--- begin ---

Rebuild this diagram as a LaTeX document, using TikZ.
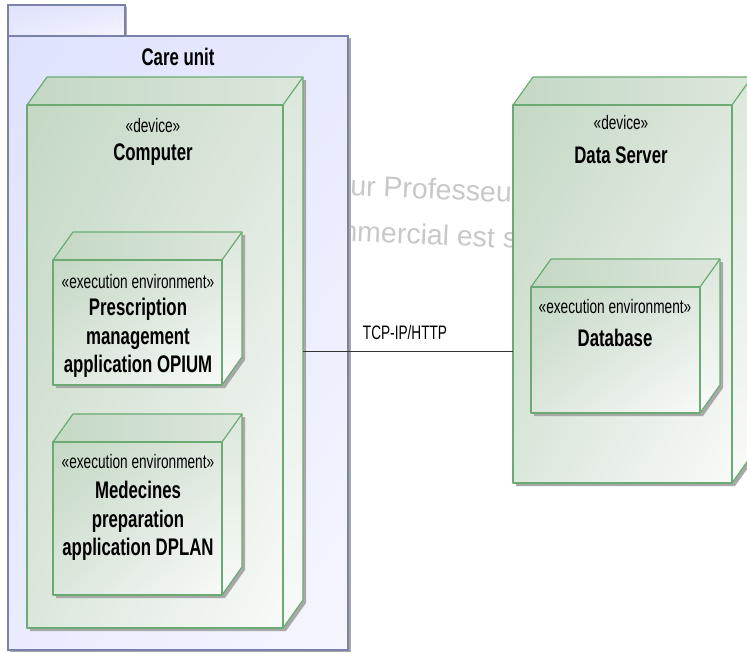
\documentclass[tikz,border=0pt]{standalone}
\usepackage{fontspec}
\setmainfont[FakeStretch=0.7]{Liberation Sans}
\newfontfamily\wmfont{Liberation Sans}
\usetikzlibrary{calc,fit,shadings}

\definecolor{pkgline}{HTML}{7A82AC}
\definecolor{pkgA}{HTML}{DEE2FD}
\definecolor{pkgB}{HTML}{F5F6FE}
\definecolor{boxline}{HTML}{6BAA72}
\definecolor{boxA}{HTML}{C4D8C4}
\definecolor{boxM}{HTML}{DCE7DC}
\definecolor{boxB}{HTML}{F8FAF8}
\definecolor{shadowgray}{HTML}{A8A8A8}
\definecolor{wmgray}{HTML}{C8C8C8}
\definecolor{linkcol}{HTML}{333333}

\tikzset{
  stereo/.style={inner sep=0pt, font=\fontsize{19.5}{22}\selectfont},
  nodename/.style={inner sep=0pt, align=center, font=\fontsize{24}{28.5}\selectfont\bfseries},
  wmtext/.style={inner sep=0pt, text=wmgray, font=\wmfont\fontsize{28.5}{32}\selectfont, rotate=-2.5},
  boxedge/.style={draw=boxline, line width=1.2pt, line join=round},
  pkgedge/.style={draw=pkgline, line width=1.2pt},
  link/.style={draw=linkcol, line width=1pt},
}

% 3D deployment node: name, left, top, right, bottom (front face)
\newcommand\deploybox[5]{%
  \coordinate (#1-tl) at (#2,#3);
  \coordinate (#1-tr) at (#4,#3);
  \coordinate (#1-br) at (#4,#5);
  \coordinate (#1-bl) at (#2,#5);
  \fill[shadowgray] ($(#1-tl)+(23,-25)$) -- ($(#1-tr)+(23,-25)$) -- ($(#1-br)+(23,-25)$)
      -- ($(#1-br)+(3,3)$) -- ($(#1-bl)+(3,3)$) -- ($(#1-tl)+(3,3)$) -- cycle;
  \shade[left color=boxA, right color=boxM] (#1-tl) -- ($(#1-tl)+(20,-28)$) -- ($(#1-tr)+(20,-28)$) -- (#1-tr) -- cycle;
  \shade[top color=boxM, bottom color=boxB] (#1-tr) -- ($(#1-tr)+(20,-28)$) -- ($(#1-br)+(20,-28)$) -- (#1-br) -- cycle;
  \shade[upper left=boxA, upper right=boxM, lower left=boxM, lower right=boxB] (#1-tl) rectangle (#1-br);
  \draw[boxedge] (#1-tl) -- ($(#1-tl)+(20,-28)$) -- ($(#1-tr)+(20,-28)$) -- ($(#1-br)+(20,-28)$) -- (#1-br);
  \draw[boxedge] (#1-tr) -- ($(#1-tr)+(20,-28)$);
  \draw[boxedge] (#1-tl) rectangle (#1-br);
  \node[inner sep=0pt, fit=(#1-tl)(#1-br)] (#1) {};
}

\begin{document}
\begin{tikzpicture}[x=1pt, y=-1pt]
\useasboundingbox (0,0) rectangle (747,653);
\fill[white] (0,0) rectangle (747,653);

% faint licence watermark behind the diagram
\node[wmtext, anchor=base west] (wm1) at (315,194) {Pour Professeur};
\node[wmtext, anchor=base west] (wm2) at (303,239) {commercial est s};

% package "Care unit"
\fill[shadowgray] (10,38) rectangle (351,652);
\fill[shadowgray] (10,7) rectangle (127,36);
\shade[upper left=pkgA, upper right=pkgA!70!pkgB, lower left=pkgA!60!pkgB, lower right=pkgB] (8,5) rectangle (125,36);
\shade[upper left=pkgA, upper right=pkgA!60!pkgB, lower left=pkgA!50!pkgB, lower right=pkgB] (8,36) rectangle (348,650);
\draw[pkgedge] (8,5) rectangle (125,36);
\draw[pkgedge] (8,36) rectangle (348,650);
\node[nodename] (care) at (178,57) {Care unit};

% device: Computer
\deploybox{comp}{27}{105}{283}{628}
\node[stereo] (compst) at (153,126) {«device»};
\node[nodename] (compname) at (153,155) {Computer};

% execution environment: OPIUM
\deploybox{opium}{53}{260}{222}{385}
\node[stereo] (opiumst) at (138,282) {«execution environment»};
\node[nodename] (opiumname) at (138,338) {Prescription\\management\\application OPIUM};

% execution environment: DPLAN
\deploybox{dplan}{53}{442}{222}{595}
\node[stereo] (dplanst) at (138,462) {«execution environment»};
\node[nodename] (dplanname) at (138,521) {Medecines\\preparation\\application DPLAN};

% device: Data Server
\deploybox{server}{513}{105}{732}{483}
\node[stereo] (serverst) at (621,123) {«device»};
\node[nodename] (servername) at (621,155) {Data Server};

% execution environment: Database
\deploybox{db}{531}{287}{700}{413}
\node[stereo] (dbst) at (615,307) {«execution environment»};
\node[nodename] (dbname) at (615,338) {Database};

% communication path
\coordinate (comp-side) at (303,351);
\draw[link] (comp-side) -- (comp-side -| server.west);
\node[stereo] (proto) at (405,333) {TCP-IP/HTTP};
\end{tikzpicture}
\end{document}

--- end ---

Gather every line from the listing above in which "diagram" appears, and copy those lines.

Rebuild this diagram as a LaTeX document, using TikZ.
% faint licence watermark behind the diagram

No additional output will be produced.